Of course it’s not enough just to catalog. Taxonomy is the branch of science concerned with classification: good systems reflect how groups of things interconnect and interdepend, how they’re simliar and how they’re special, and how they work as a whole. These relationships are how we advance our understanding of the world, and make sense of the way it falls around us.
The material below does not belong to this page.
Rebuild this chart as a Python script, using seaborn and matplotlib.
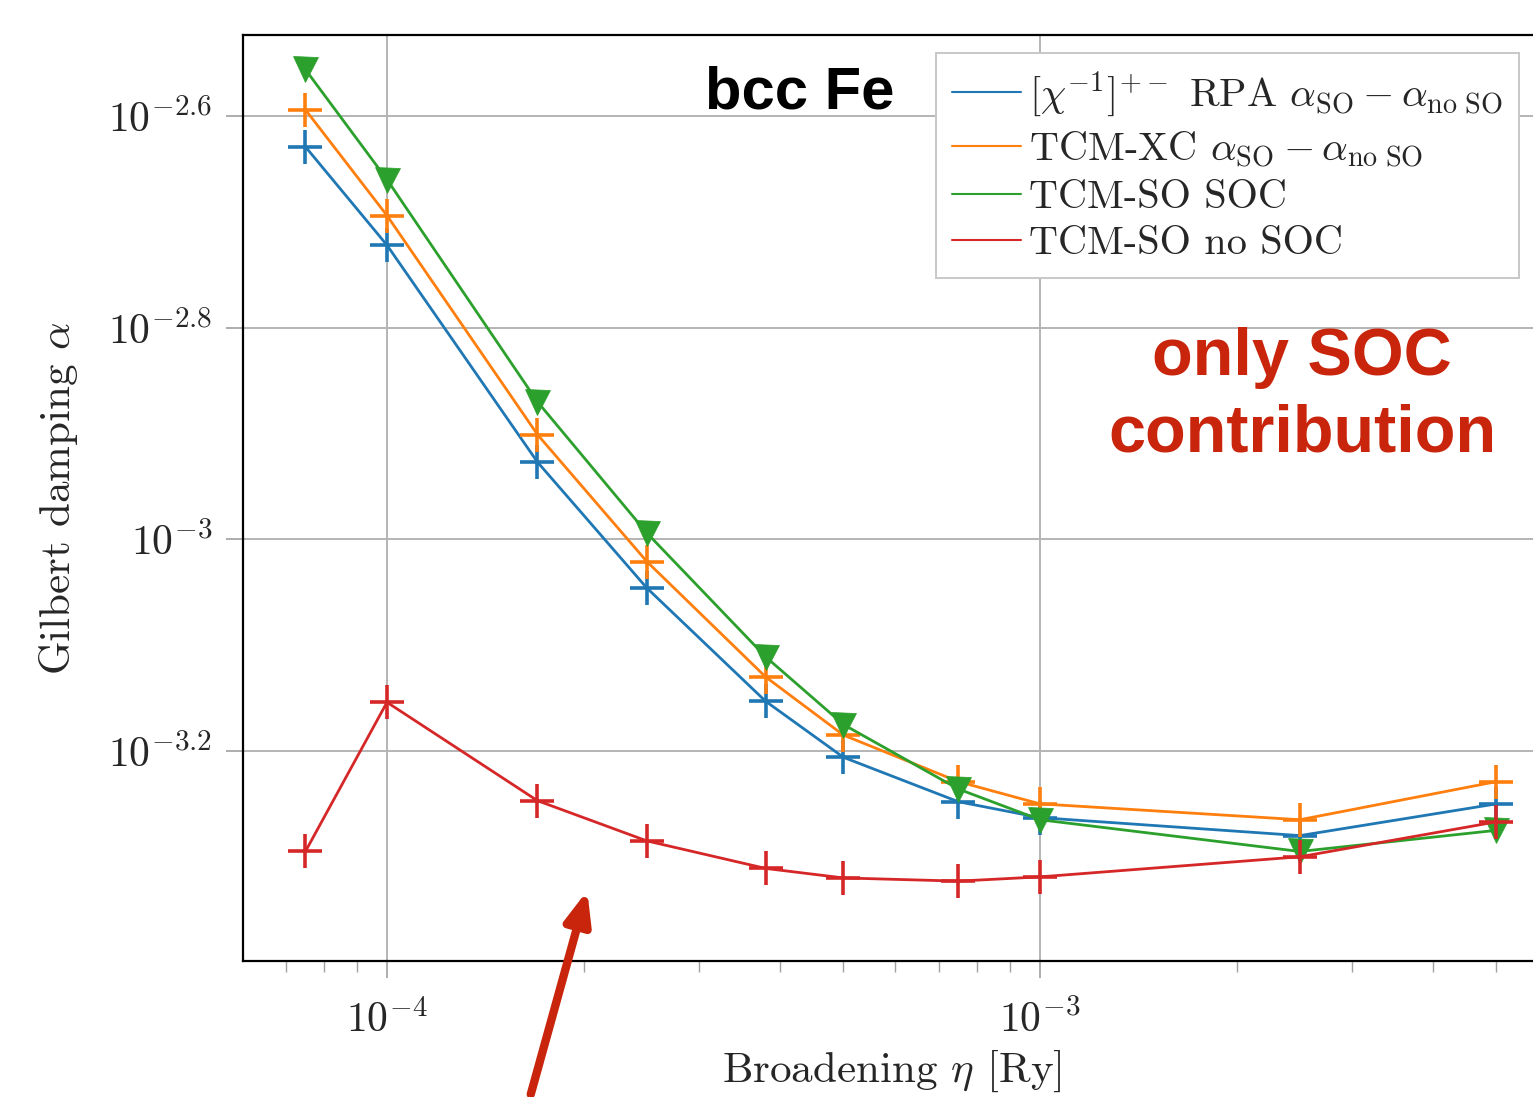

Often it seems my work as an artist is really to be an archivist, a cataloger. It’s those interconnections that advance my work, and my primary professional task is to find the right one for each problem. How does this relate to the things around it? How is that meaningful? Over the years, I have used lots of different platforms and digital gadgetry to build catalogs, but they have always fallen short. There’s never enough cross-pollination between my Goodreads library and my GitHub repos. My best catalogs have lived in paper sketchbooks and college ruled spiral-bounds: unreferencable, unsearchable, uncategorized. A professional practices log interred in densely packed boxes, the opposite of a card catalog.
So, I’ve been on the prowl for a professional practices log that works. I’ve found great inspiration in other creative catalogs, like Austin Kleon’s studio practice log, or Brain Pickings cross-disciplinary design inventory. Catalogs like these are living organisms we can learn from, and with, over time. For a long time, my own blog was a sketchbook, a place to catalog one kind of information. This was okay, but it never felt like a great place to explore ideas from multiple angles. Actually drawing represents only the very tip of the creative iceberg—to make great art, we must observe the world outside the studio. We have to study.
The web is a natural place to document creative practices. When blogs began, they were the only form of simple digital publication available, and so they became the new, experimental, digital zines of the noughties. From the beginning blogs were interconnected—Andrew Loomis and NASA are equally referencable. The web connects my catalog to yours and millions of others all over the world, a meeting of minds inconceivable just 100 years ago.
Since then countless new platforms have emerged to facilitate our cataloging and our communicating. In some ways, this is exciting—the gang’s all here, clapping and hearting and thumbs-upping. But the ways these platforms control our speech—format, distribution, outright censorship—have become intolerable. None of them are great places to store ideas anymore.
This is the place where I’ll be storing my own personal catalog of research on art and design in a digital age—a place to talk about the rest of the iceberg, how observation informs practice. I hope that by building my teeny catalog in public, you’ll be able to add some new entries to yours.